10. Memorandum From the Assistant Secretary of the Treasury for International Affairs (Leland) to the Under Secretary of State for Political Affairs (Eagleburger)1


  • East-West Differentiation

I have reviewed the draft decision memorandum on differentiation which was discussed at a SIG on Monday, May 3, 1982.2 I continue to have serious reservations about this paper and do not believe that it should be forwarded to the President in its current state.

My major concern is that the paper does not clearly inform the President as to whether the policy which is being recommended is any different from that which successive administrations have applied over the last ten years. If it is, the paper should analyze what these differences are and what policy objectives we can expect to achieve vis-a-vis the status quo in Eastern Europe that resulted from the December crackdown in Poland. If the policy being recommended is not different, the paper should clearly say so and why.

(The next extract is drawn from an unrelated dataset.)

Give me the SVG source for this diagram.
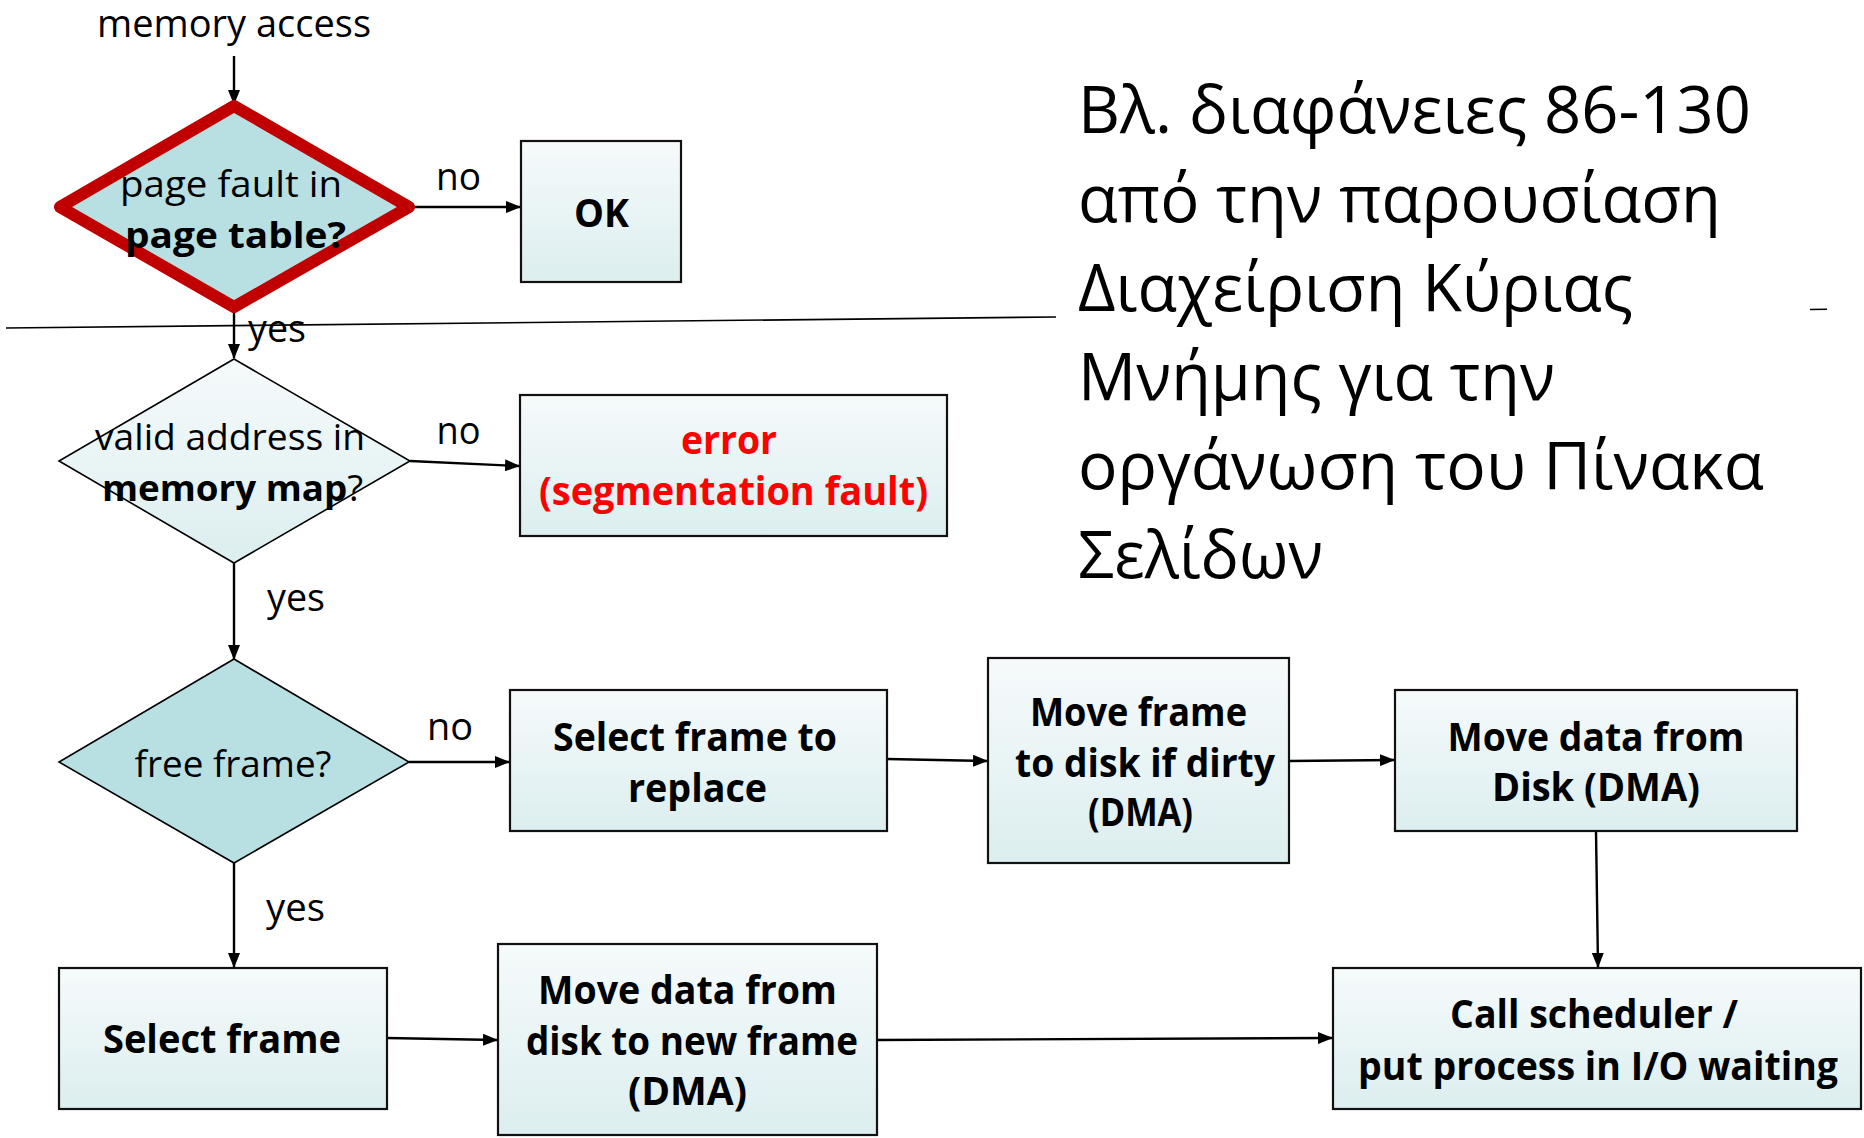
<svg xmlns="http://www.w3.org/2000/svg" width="1864" height="1138" viewBox="0 0 1864 1138">
  <defs>
    <linearGradient id="boxFill" x1="0" y1="0" x2="0" y2="1">
      <stop offset="0" stop-color="#F6FAFB"/>
      <stop offset="1" stop-color="#DCEEEF"/>
    </linearGradient>
    <marker id="arrow" markerWidth="15" markerHeight="12" refX="14" refY="6" orient="auto" markerUnits="userSpaceOnUse">
      <path d="M0,0 L15,6 L0,12 Z" fill="#000"/>
    </marker>
    <style>
      text { font-family: "Open Sans", "Noto Sans", "DejaVu Sans", sans-serif; fill: #000; }
      .lbl { font-size: 39px; }
      .dtxt { font-size: 36px; }
      .btxt { font-size: 39px; font-weight: bold; }
      .err { fill: #FF0000; }
      .greek { font-size: 65px; }
      .box { fill: url(#boxFill); stroke: #111; stroke-width: 2.2; }
      .dia { stroke: #000; stroke-width: 1.6; stroke-linejoin: miter; }
      .conn { fill: none; stroke: #000; stroke-width: 2.4; marker-end: url(#arrow); }
      .rule { fill: none; stroke: #000; stroke-width: 1.6; }
    </style>
  </defs>

  <rect width="1864" height="1138" fill="#FFFFFF"/>

  <!-- thin horizontal rule crossing the page -->
  <g id="rule">
    <line class="rule" x1="6" y1="328" x2="1056" y2="317"/>
    <line class="rule" x1="1810" y1="309.5" x2="1827" y2="309.3"/>
  </g>

  <!-- connectors -->
  <g id="connectors">
    <line class="conn" x1="234" y1="56" x2="234" y2="104"/>
    <line class="conn" x1="409" y1="207" x2="520" y2="207"/>
    <line class="conn" x1="234" y1="307" x2="234" y2="358"/>
    <line class="conn" x1="410" y1="461" x2="519" y2="466"/>
    <line class="conn" x1="234" y1="563" x2="234" y2="659"/>
    <line class="conn" x1="409" y1="762" x2="509" y2="762"/>
    <line class="conn" x1="234" y1="863" x2="234" y2="967"/>
    <line class="conn" x1="887" y1="759" x2="987" y2="761"/>
    <line class="conn" x1="1289" y1="761" x2="1394" y2="760"/>
    <line class="conn" x1="1596" y1="831" x2="1598" y2="967"/>
    <line class="conn" x1="387" y1="1038" x2="497" y2="1040"/>
    <line class="conn" x1="877" y1="1040" x2="1332" y2="1038"/>
  </g>

  <!-- entry label -->
  <g id="start">
    <text class="lbl" x="234" y="37" text-anchor="middle" textLength="274" lengthAdjust="spacingAndGlyphs">memory access</text>
  </g>

  <!-- decision: page fault -->
  <g id="pageFault">
    <path d="M234,106 L409,207 L234,307 L60,207 Z" fill="#B8DFE2" stroke="#C00000" stroke-width="12" stroke-linejoin="round"/>
    <text class="dtxt" x="231" y="197" text-anchor="middle" textLength="222" lengthAdjust="spacingAndGlyphs">page fault in</text>
    <text class="dtxt" x="235.5" y="248" text-anchor="middle" font-weight="bold" textLength="221" lengthAdjust="spacingAndGlyphs">page table?</text>
  </g>

  <g id="ok">
    <rect class="box" x="521" y="141" width="160" height="141"/>
    <text class="btxt" x="601.5" y="227" text-anchor="middle" textLength="55" lengthAdjust="spacingAndGlyphs">OK</text>
  </g>

  <!-- decision: valid address -->
  <g id="validAddress">
    <path class="dia" d="M234,359 L410,461 L234,563 L59,461 Z" fill="url(#boxFill)"/>
    <text class="dtxt" x="230" y="450" text-anchor="middle" textLength="270" lengthAdjust="spacingAndGlyphs">valid address in</text>
    <text class="dtxt" x="232.5" y="501" text-anchor="middle" textLength="261" lengthAdjust="spacingAndGlyphs"><tspan font-weight="bold">memory map</tspan>?</text>
  </g>

  <g id="error">
    <rect class="box" x="520" y="395" width="427" height="141"/>
    <text class="btxt err" x="729" y="454" text-anchor="middle" textLength="96" lengthAdjust="spacingAndGlyphs">error</text>
    <text class="btxt err" x="733.5" y="505" text-anchor="middle" textLength="389" lengthAdjust="spacingAndGlyphs">(segmentation fault)</text>
  </g>

  <!-- decision: free frame -->
  <g id="freeFrame">
    <path class="dia" d="M234,659 L409,762 L234,863 L59,762 Z" fill="#B8DFE2"/>
    <text class="dtxt" x="233" y="777" text-anchor="middle" textLength="197" lengthAdjust="spacingAndGlyphs">free frame?</text>
  </g>

  <g id="selectReplace">
    <rect class="box" x="510" y="690" width="377" height="141"/>
    <text class="btxt" x="695" y="751" text-anchor="middle" textLength="284" lengthAdjust="spacingAndGlyphs">Select frame to</text>
    <text class="btxt" x="697.5" y="802" text-anchor="middle" textLength="139" lengthAdjust="spacingAndGlyphs">replace</text>
  </g>

  <g id="moveFrame">
    <rect class="box" x="988" y="658" width="301" height="205"/>
    <text class="btxt" x="1138.5" y="726" text-anchor="middle" textLength="217" lengthAdjust="spacingAndGlyphs">Move frame</text>
    <text class="btxt" x="1145" y="777" text-anchor="middle" textLength="260" lengthAdjust="spacingAndGlyphs">to disk if dirty</text>
    <text class="btxt" x="1140.5" y="826" text-anchor="middle" textLength="105" lengthAdjust="spacingAndGlyphs">(DMA)</text>
  </g>

  <g id="moveFromDisk">
    <rect class="box" x="1395" y="690" width="402" height="141"/>
    <text class="btxt" x="1596" y="751" text-anchor="middle" textLength="297" lengthAdjust="spacingAndGlyphs">Move data from</text>
    <text class="btxt" x="1596" y="801" text-anchor="middle" textLength="208" lengthAdjust="spacingAndGlyphs">Disk (DMA)</text>
  </g>

  <g id="selectFrame">
    <rect class="box" x="59" y="968" width="328" height="141"/>
    <text class="btxt" x="222" y="1053" text-anchor="middle" textLength="238" lengthAdjust="spacingAndGlyphs">Select frame</text>
  </g>

  <g id="moveToNewFrame">
    <rect class="box" x="498" y="944" width="379" height="191"/>
    <text class="btxt" x="687.5" y="1004" text-anchor="middle" textLength="299" lengthAdjust="spacingAndGlyphs">Move data from</text>
    <text class="btxt" x="692" y="1055" text-anchor="middle" textLength="332" lengthAdjust="spacingAndGlyphs">disk to new frame</text>
    <text class="btxt" x="687.5" y="1105" text-anchor="middle" textLength="119" lengthAdjust="spacingAndGlyphs">(DMA)</text>
  </g>

  <g id="callScheduler">
    <rect class="box" x="1333" y="968" width="528" height="141"/>
    <text class="btxt" x="1594" y="1028" text-anchor="middle" textLength="288" lengthAdjust="spacingAndGlyphs">Call scheduler /</text>
    <text class="btxt" x="1598" y="1080" text-anchor="middle" textLength="480" lengthAdjust="spacingAndGlyphs">put process in I/O waiting</text>
  </g>

  <!-- branch labels -->
  <g id="branchLabels">
    <text class="lbl" x="458.5" y="190" text-anchor="middle" textLength="45" lengthAdjust="spacingAndGlyphs">no</text>
    <text class="lbl" x="277" y="342" text-anchor="middle" textLength="58" lengthAdjust="spacingAndGlyphs">yes</text>
    <text class="lbl" x="458.5" y="444" text-anchor="middle" textLength="44" lengthAdjust="spacingAndGlyphs">no</text>
    <text class="lbl" x="296" y="611" text-anchor="middle" textLength="58" lengthAdjust="spacingAndGlyphs">yes</text>
    <text class="lbl" x="450" y="740" text-anchor="middle" textLength="46" lengthAdjust="spacingAndGlyphs">no</text>
    <text class="lbl" x="295.5" y="921" text-anchor="middle" textLength="59" lengthAdjust="spacingAndGlyphs">yes</text>
  </g>

  <!-- side note -->
  <g id="note">
    <text class="greek" x="1078" y="133" textLength="673" lengthAdjust="spacingAndGlyphs">Βλ. διαφάνειες 86-130</text>
    <text class="greek" x="1078" y="222" textLength="643" lengthAdjust="spacingAndGlyphs">από την παρουσίαση</text>
    <text class="greek" x="1078" y="311" textLength="555" lengthAdjust="spacingAndGlyphs">Διαχείριση Κύριας</text>
    <text class="greek" x="1078" y="400" textLength="477" lengthAdjust="spacingAndGlyphs">Μνήμης για την</text>
    <text class="greek" x="1078" y="489" textLength="686" lengthAdjust="spacingAndGlyphs">οργάνωση του Πίνακα</text>
    <text class="greek" x="1078" y="578" textLength="245" lengthAdjust="spacingAndGlyphs">Σελίδων</text>
  </g>
</svg>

In this connection, I am also concerned that the paper does not analyze the extent to which the policy of differentiation has indeed made a difference in terms of individual Eastern European countries’ undertaking policies which are favorable to the United States and the West. If the proponents of differentiation feel so strongly that it has had an impact, the President should be made fully aware of the examples that support this case. Some stress is placed on Poland, but the discussion [Page 30] of it is unbalanced insofar as the money we sank into it is not factored into the costs. If it were, Poland would be a two-edged sword as a case study of the application of differentiation. Moreover, an argument can be made that providing Eastern European countries with the benefits accorded to other Western countries—e.g., MFN, official loans, etc.—relieves the Soviet Union of the necessity to provide resources to them at the margin. This case is mentioned but not really developed. I think the President would benefit from having this case spelled out and analyzed more fully.

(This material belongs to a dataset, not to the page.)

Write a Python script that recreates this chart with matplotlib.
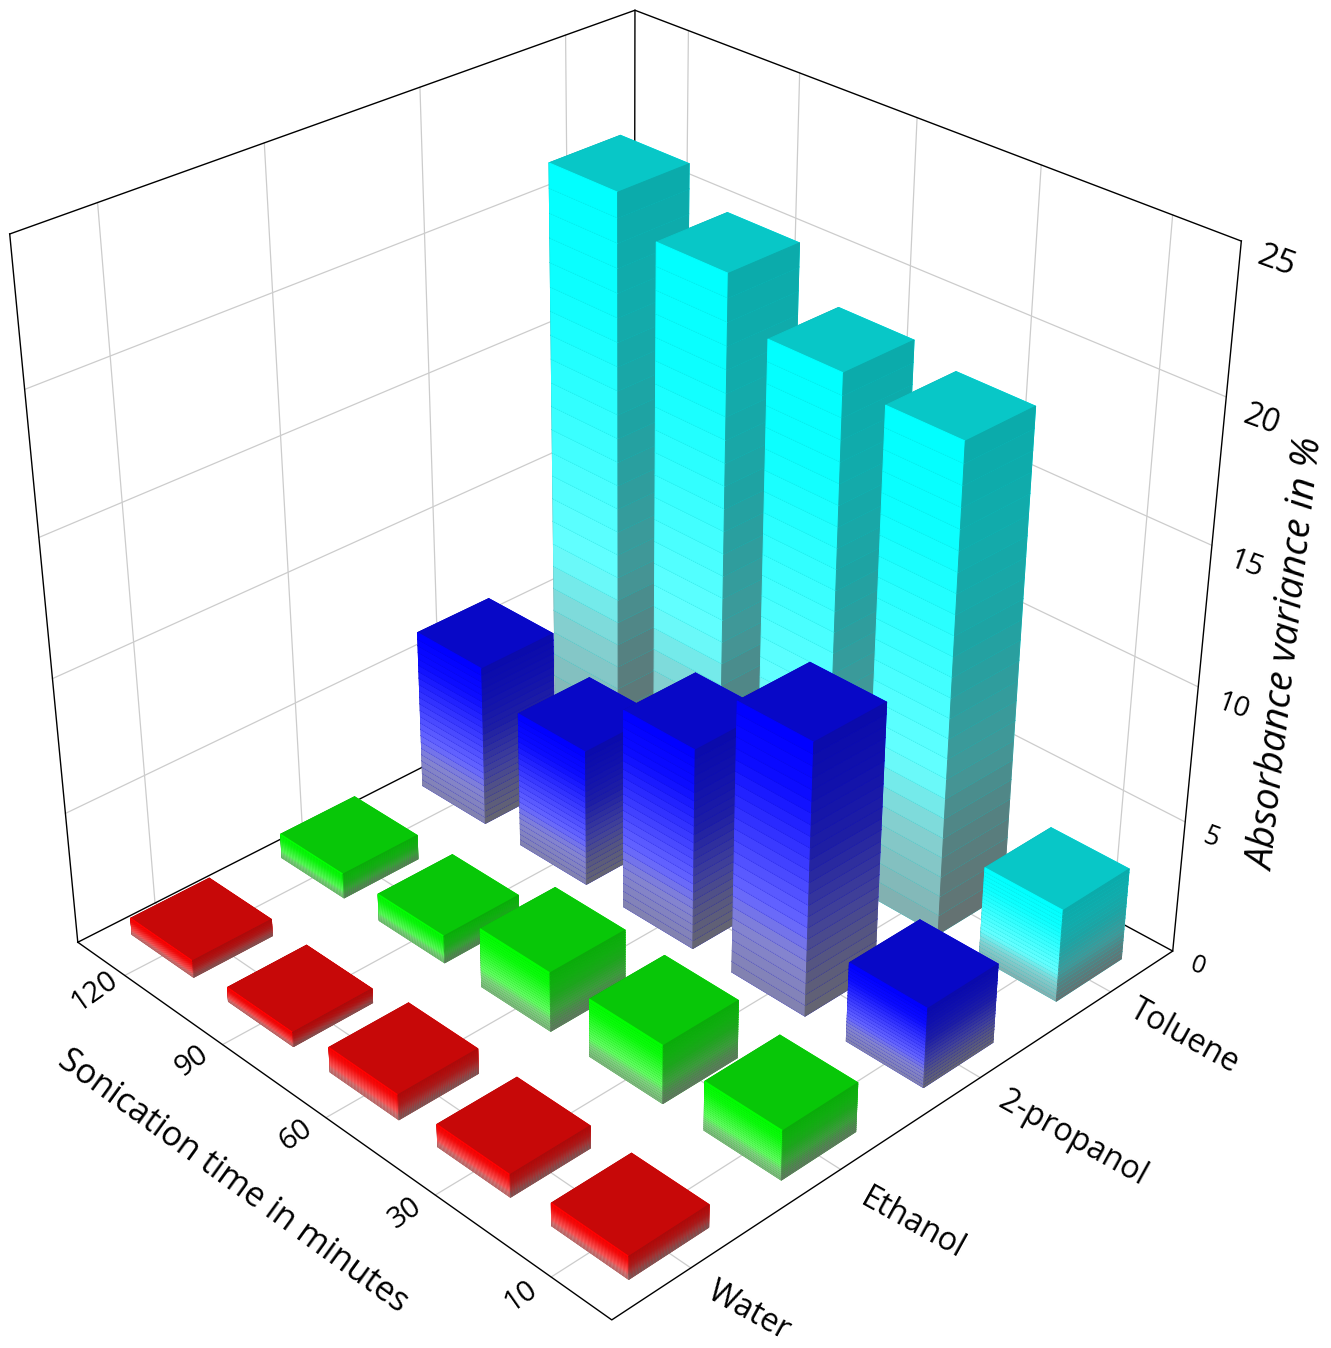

Thus, we are left with the situation whereby “differentiated” Eastern European states obtain the benefit of resource flows from the West as well as access to the West’s trade and credit facilities. Yet there is no question that they remain—and will continue to remain—members of the Warsaw Pact. Is this in our interests? This is what the paper should be addressing in the context of continuation of the status quo. It never comes to grips with this issue.

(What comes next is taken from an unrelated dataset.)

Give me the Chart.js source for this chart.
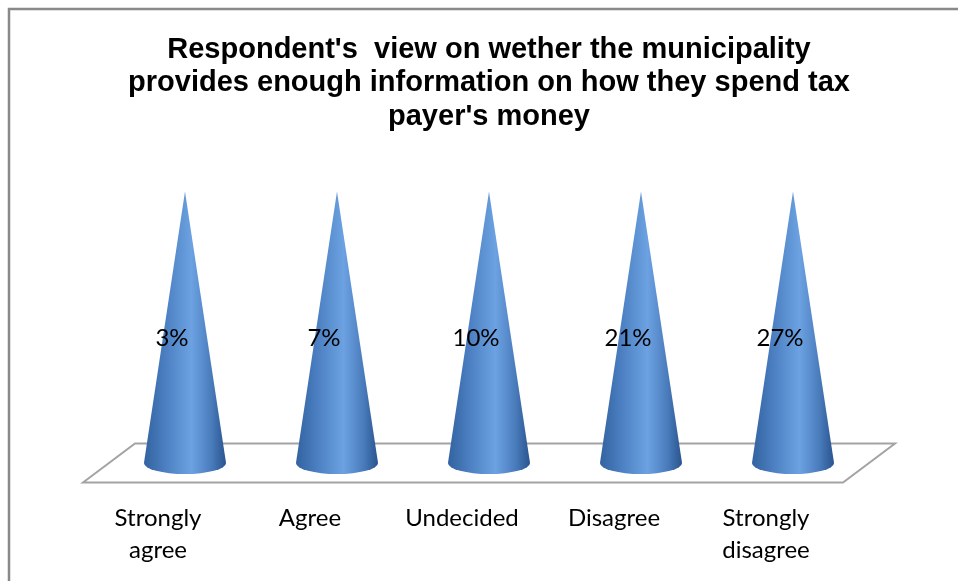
<!DOCTYPE html>
<html lang="en">
<head>
  <meta charset="UTF-8" />
  <title>Municipality information on tax spending</title>
  <script src="https://cdn.jsdelivr.net/npm/chart.js@4"></script>
  <style>
    html, body { margin: 0; padding: 0; background: #fff; }
    #wrap { width: 958px; height: 581px; position: relative; }
  </style>
</head>
<body>
  <div id="wrap"><canvas id="coneChart"></canvas></div>

  <script>
    // Survey answers
    const categories = [['Strongly', 'agree'], 'Agree', 'Undecided', 'Disagree', ['Strongly', 'disagree']];
    const responseShares = [3, 7, 10, 21, 27];
    const titleLines = [
      "Respondent's  view on wether the municipality",
      "provides enough information on how they spend tax",
      "payer's money"
    ];

    // 100% stacked cone: every column is scaled to the total of its own stack
    const series = [responseShares];
    const columnTotals = categories.map((_, i) => series.reduce((s, d) => s + d[i], 0));
    const stacked100 = responseShares.map((v, i) => v / columnTotals[i] * 100);

    const depth = { dx: 26, dy: 19.5 };

    // outer frame of the chart object
    const framePlugin = {
      id: 'frame',
      beforeDraw(chart) {
        const ctx = chart.ctx;
        ctx.save();
        ctx.strokeStyle = '#898989';
        ctx.lineWidth = 2.5;
        ctx.strokeRect(9, 9, chart.width + 20, chart.height + 20);
        ctx.restore();
      }
    };

    // floor plane + cones + data labels
    const conePlugin = {
      id: 'cones',
      afterDatasetsDraw(chart) {
        const ctx = chart.ctx;
        const area = chart.chartArea;
        ctx.save();

        // floor
        ctx.beginPath();
        ctx.moveTo(area.left - depth.dx, area.bottom + depth.dy);
        ctx.lineTo(area.left + depth.dx, area.bottom - depth.dy);
        ctx.lineTo(area.right + depth.dx, area.bottom - depth.dy);
        ctx.lineTo(area.right - depth.dx, area.bottom + depth.dy);
        ctx.closePath();
        ctx.fillStyle = '#ffffff';
        ctx.fill();
        ctx.strokeStyle = '#a3a3a3';
        ctx.lineWidth = 2;
        ctx.stroke();

        const meta = chart.getDatasetMeta(0);
        meta.data.forEach((bar, i) => {
          const rx = bar.width / 2;
          const ry = 11;
          const grad = ctx.createLinearGradient(bar.x - rx, 0, bar.x + rx, 0);
          grad.addColorStop(0, '#33629f');
          grad.addColorStop(0.25, '#4a7ec0');
          grad.addColorStop(0.58, '#6ca2e2');
          grad.addColorStop(0.82, '#4a7cbc');
          grad.addColorStop(1, '#2a548f');

          ctx.beginPath();
          ctx.moveTo(bar.x, bar.y);
          ctx.lineTo(bar.x - rx, bar.base);
          ctx.ellipse(bar.x, bar.base, rx, ry, 0, Math.PI, 0, true);
          ctx.closePath();
          ctx.fillStyle = grad;
          ctx.fill();

          // value label
          ctx.fillStyle = '#000';
          ctx.font = '24px Lato';
          ctx.textAlign = 'center';
          ctx.textBaseline = 'middle';
          ctx.fillText(responseShares[i] + '%', bar.x - depth.dx / 2, (bar.y + bar.base) / 2 + 11);
        });
        ctx.restore();
      }
    };

    new Chart(document.getElementById('coneChart'), {
      type: 'bar',
      data: {
        labels: categories,
        datasets: [{
          label: 'Respondents',
          data: stacked100,
          backgroundColor: 'rgba(0,0,0,0)',
          categoryPercentage: 1,
          barPercentage: 0.54
        }]
      },
      options: {
        responsive: true,
        maintainAspectRatio: false,
        animation: false,
        layout: { padding: { left: 109, right: 89, top: 0, bottom: 0 } },
        plugins: {
          legend: { display: false },
          tooltip: { enabled: false },
          title: {
            display: true,
            text: titleLines,
            color: '#000',
            font: { family: 'Liberation Sans', size: 29, weight: 'bold', lineHeight: 1.155 },
            padding: { top: 33, bottom: 58 }
          }
        },
        scales: {
          x: {
            grid: { display: false },
            border: { display: false },
            ticks: {
              color: '#000',
              font: { family: 'Lato', size: 24, lineHeight: 1.3 },
              padding: 32,
              labelOffset: -27,
              maxRotation: 0,
              autoSkip: false
            },
            afterFit(scale) {
              scale.height = 118;
            }
          },
          y: {
            display: false,
            min: 0,
            max: 100
          }
        }
      },
      plugins: [framePlugin, conePlugin]
    });
  </script>
</body>
</html>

Finally, I would hesitate to seek a policy determination on this issue at a time when the Buckley initiative is still underway.3 It does not seem to me that we should be putting forward this issue until such time as we see more clearly what the results of that initiative are. It follows that the President should not be asked to make a decision of this nature until all the relevant factors—of which the Buckley mission is just one—have been carefully weighed and analyzed.

  1. Source: Reagan Library, European and Soviet Affairs Directorate Files, Eastern Europe, US Policy Toward NSSD 5–82; NSDD 54 (4). No classification marking. A copy was sent to Under Secretary of State for International Security Affairs Buckley.
  2. See Document 9.
  3. In March 1982, Under Secretary Buckley visited Western European countries to consult with allies on restricting loans to the Soviet Union. See Foreign Relations, 1981–1988, vol. III, Soviet Union, January 1981–January 1983, Documents 145, 146, and 152.